The company has its presence in pigments and agrochemicals, and offers a range of products catering to a diversified customer base. Within pigments, it specialises in green and blue pigments, which have varied end use applications including printing inks, plastics, rubber, paints, textiles, leather and paper.
It has four manufacturing facilities located in the chemical belt of India and enjoys several benefits owing to its integrated multi-functional plants.
The object of the issue is to set up a new high performance pigment plant at Vatva, Ahmedabad and a multi-purpose agro-chemicals plant at Panoli.
The company would also use the proceeds to invest in subsidiary, Meghmani Energy; finance the 3 MW captive power plant to be located at Chharodi; inorganic growth/ diversification opportunities and working capital requirements.
Nelcast IPO ends healthy
Gets total bids for 3.20 crore shares
Nelcast IPO ended with 7.36 times subscription.
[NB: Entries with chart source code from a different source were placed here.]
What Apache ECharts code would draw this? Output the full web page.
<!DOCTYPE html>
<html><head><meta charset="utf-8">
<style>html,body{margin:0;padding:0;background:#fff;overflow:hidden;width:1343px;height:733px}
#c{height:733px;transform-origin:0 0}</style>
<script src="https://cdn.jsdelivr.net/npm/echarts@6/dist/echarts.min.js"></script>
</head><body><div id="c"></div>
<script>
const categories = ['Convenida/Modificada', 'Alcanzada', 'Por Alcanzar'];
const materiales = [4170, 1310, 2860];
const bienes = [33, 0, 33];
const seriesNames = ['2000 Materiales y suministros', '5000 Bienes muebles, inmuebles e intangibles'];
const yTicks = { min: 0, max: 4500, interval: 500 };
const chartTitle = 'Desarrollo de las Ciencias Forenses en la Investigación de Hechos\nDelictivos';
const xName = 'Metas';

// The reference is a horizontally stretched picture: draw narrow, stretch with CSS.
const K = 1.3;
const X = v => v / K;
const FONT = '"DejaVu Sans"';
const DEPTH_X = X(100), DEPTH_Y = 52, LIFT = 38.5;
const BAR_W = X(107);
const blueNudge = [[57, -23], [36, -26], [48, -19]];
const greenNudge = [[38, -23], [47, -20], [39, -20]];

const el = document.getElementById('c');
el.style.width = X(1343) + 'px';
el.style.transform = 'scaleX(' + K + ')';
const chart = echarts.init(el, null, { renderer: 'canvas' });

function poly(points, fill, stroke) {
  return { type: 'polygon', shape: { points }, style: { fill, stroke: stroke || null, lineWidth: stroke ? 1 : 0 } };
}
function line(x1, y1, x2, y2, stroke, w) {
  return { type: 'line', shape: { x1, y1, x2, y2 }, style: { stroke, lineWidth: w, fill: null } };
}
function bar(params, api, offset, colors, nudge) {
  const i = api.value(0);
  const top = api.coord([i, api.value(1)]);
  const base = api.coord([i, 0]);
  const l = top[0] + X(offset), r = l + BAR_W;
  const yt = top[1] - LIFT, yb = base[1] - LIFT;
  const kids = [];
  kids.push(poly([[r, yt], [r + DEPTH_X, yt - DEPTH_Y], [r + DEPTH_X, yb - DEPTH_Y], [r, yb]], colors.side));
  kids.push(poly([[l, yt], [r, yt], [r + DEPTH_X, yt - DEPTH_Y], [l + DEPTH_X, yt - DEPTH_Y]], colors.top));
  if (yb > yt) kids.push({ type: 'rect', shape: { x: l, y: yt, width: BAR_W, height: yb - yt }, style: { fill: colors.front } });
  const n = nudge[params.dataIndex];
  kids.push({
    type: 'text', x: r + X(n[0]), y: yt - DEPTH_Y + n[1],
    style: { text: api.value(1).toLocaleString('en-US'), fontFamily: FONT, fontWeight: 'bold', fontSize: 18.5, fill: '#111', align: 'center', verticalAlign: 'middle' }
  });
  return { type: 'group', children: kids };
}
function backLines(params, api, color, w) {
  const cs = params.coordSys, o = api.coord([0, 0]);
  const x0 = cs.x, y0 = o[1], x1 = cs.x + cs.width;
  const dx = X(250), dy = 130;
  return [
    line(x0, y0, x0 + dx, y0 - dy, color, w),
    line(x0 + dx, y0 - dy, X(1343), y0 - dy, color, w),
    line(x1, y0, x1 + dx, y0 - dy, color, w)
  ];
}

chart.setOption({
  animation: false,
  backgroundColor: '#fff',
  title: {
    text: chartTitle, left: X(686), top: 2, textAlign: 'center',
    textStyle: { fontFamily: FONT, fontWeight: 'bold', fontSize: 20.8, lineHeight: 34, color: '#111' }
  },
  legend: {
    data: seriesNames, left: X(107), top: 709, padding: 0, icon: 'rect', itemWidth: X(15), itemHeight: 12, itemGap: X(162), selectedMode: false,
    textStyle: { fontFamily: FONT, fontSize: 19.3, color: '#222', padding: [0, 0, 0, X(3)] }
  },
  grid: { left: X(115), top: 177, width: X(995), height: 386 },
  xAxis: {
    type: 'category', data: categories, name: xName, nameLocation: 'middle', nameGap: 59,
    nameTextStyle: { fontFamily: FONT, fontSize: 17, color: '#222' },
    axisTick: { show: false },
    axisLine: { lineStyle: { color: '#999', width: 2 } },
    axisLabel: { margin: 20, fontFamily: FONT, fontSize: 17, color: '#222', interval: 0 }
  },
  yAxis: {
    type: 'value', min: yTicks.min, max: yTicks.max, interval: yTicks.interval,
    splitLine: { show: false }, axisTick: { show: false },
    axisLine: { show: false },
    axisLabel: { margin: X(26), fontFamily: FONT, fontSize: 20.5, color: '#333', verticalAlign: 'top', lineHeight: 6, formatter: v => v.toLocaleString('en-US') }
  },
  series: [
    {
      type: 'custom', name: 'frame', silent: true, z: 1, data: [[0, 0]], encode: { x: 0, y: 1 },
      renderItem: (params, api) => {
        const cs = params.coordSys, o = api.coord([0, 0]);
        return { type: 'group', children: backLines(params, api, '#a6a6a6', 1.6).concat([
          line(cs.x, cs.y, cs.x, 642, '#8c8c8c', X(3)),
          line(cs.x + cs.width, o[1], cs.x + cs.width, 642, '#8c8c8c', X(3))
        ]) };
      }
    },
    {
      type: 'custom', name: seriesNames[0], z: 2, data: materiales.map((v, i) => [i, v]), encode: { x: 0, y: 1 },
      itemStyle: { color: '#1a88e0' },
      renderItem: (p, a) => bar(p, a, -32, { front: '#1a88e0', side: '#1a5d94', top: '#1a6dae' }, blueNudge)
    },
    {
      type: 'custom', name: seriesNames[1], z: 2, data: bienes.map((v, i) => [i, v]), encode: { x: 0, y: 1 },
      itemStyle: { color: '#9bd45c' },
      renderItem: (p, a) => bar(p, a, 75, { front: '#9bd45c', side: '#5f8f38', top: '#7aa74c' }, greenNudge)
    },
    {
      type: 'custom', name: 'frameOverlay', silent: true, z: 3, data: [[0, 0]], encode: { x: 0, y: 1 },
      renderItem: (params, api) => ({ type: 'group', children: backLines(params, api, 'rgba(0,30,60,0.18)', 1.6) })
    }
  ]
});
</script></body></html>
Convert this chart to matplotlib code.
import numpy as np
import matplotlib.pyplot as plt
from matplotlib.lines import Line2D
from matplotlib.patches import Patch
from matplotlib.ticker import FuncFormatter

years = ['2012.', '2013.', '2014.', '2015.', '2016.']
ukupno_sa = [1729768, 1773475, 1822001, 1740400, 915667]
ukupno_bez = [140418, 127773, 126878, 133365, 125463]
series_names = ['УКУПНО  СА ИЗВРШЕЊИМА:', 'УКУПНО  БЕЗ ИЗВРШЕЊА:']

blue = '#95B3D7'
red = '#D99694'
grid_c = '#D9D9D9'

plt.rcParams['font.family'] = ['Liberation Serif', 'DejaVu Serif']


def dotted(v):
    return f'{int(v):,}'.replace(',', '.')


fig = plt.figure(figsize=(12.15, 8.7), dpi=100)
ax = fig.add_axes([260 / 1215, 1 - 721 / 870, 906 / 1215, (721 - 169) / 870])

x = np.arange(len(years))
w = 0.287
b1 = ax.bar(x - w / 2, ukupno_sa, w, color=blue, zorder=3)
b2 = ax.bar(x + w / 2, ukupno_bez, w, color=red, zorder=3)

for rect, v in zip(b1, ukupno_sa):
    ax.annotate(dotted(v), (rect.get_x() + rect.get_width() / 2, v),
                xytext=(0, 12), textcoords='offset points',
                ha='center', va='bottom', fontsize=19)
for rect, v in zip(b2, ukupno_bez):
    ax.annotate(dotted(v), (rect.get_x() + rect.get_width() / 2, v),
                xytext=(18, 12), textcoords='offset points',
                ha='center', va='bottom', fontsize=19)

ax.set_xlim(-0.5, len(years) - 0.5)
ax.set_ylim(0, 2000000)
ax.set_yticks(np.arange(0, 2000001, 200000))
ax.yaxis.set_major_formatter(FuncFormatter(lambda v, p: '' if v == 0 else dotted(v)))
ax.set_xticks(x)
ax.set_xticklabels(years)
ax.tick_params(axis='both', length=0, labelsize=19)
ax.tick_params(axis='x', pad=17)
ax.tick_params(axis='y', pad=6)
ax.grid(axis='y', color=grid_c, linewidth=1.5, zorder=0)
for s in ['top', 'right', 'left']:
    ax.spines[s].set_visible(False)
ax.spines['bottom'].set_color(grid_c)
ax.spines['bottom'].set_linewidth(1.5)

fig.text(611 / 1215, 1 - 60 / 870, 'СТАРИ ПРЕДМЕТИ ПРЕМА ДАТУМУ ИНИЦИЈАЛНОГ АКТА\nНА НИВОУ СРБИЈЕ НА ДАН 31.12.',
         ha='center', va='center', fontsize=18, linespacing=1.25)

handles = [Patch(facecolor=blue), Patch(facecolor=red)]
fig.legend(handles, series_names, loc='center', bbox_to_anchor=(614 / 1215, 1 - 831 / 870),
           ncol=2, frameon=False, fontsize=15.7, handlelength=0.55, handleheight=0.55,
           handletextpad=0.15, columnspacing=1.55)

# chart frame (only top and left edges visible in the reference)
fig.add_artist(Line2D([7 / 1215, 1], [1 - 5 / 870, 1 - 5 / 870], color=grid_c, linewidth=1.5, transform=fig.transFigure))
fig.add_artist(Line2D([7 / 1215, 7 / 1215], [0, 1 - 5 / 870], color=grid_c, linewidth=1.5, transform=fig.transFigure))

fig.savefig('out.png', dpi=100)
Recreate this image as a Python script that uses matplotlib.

The issue received total bids for 3.20 crore shares, from the total issue size of 43.50 lakh shares, as on (17:30 IST).
On previous day (7 June 2007), the total no bids in the Qualified Institutional Buyers (QIBs) category were 12.36 lakh, which were bid by Foreign Institutional Investors (FIIs). There were no bids by Domestic Financial Institutions and Mutual Funds.
The Non Institutional Investors bid for 2.79 lakh shares. The retail investors bid for 4.43 lakh shares, from which 3.35 lakh shares were bid at cut off price and 1.08 shares were bid at price.
The issue was priced between Rs 195 – Rs 219 per share.
Nelcast mainly caters to commercial vehicle and tractor industries. It plans to deploy the IPO proceeds for expansion and modernisation of its units in Andhra Pradesh and Tamil Nadu, to reach a production capacity of 1,50,000 MT per annum by 2008-09.
Its clientele include Tata Motors, Ashok Leyland, Eicher Motors, Tata Cummins, Mahindra and Mahindra, TAFE, International Tractors and New Holland India. It exports to the US, Europe and Australian markets, where it caters to Arvin Meritor, Volvo, SIGMA and Dobbie Dico Meter.
Vishal Retail IPO opens on 11 June 2007
Closes on 13 June 2007
Vishal Retail India will enter capital market with an initial public offering (IPO) to raise Rs 110 crore on 11 June 2007. The IPO will close on 13 June 2007.
The price band for the IPO is Rs 230-Rs 270 per share.
Vishal Retail is one of fastest growing retailing groups in India. Its outlets cater to almost all price ranges. It is covering more than 11 lac sq. ft. in retail space and more than 5 lac is under construction.
The company intends to invest nearly Rs 104.15 crore of the net proceeds of the IPO in setting up new retail stores in the current fiscal.
The company achieved total sales of Rs 602.65 crore in the year ended 31 March 2007. The profit after tax in the same period was Rs 24.98 crore. Sales and profit after tax have grown at a compounded annual rate of 89.83% and 302.89%, respectively, during the period between FY 2004 and FY 2007.